Dayton woman China Arnold goes on trial for third time

DAYTON — For the third time since her November 2006 arrest, China Arnold will go on trial on charges that she murdered her baby in a microwave oven.

Jury selection in the trial started this morning in the courtroom of Montgomery County Common Pleas Judge Mary Wiseman.

Arnold’s case is drawing comparisons to that of Ryan Widmer, the Warren County man convicted in his third trial of drowning his wife.

“Incredibly rare,” said Tom Hagel, a University of Dayton law professor who also serves as an acting judge in Dayton Municipal Court.

But the Widmer and Arnold cases went through different paths, including reversals and mistrials.

Widmer’s first conviction in 2009 was voided because of jury misconduct. The second ended with a hung jury, meaning that the jurors could not come to a unanimous verdict.

“You very seldom get a hung jury to begin with,” Hagel said.

Because of the U.S. Constitution’s double jeopardy’s provision, an acquitted person cannot be re-tried. But a hung jury allows the prosecutors to re-try the case.

Widmer was convicted on Feb. 15 of murdering his wife, Sarah, in August 2008 at their Hamilton Twp. home. He is serving a 15-year-to-life sentence. His attorneys have filed an appeal in the case.

Arnold’s first trial ended in February 2008, when a boy came forward and said he saw another child put 3-week-old Paris Talley in the microwave on Aug. 30, 2005. The disclosure of the boy, who was 5 at the time the baby died, came after the defense rested, causing Retired Judge John Kessler to declare a mistrial.

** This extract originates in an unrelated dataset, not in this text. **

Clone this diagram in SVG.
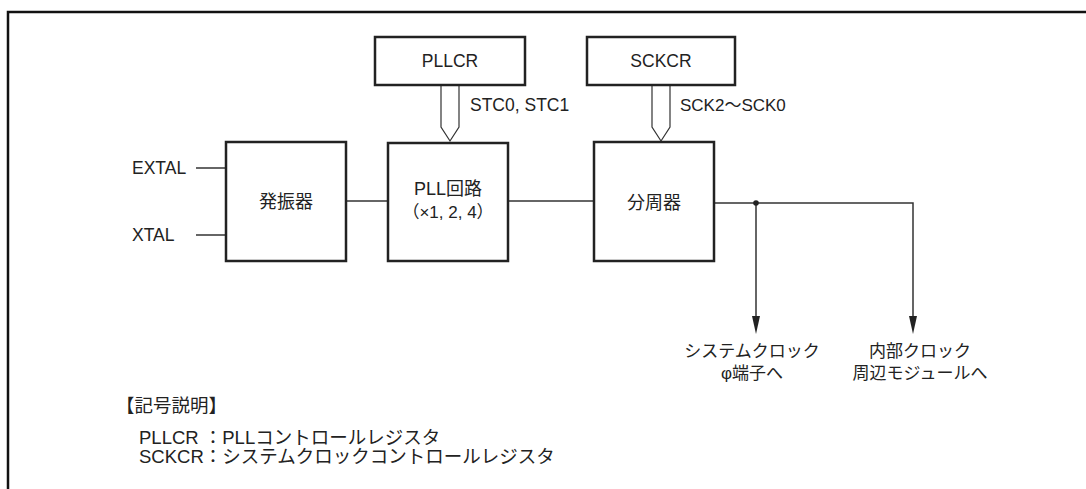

The boy testified in the second trial, before Wiseman, which ended in September 2008. The jury convicted Arnold of all charges, but during the penalty phase — something done only in capital cases — the jury could not agree on whether to sentence Arnold to death.

In a death penalty case, the jury makes a sentencing recommendation, but the judge issues the sentence. Under Ohio law, a judge can reject a jury recommendation for death, but cannot impose death if the jury doesn’t recommend it.

Wiseman sentenced Arnold to life without the possibility of parole.

In November, a three-judge appeals court panel reversed Arnold’s conviction. Much of the appeals’ court’s decision focused on Linda Williams, a former cellmate of Arnold’s in the Montgomery County Jail, who testified in the first trial that Arnold told her she put the baby in the microwave.

After Williams could not be found to testify for the second trial, Wiseman allowed prosecutors to show a videotape of her testimony from the first trial. Then Williams showed up — and testified for the defense, stating that her original testimony was false.

“An error that is so bad that it requires reversal is rare enough to begin with,” Hagel said. “It’s incredibly rare after three trials.”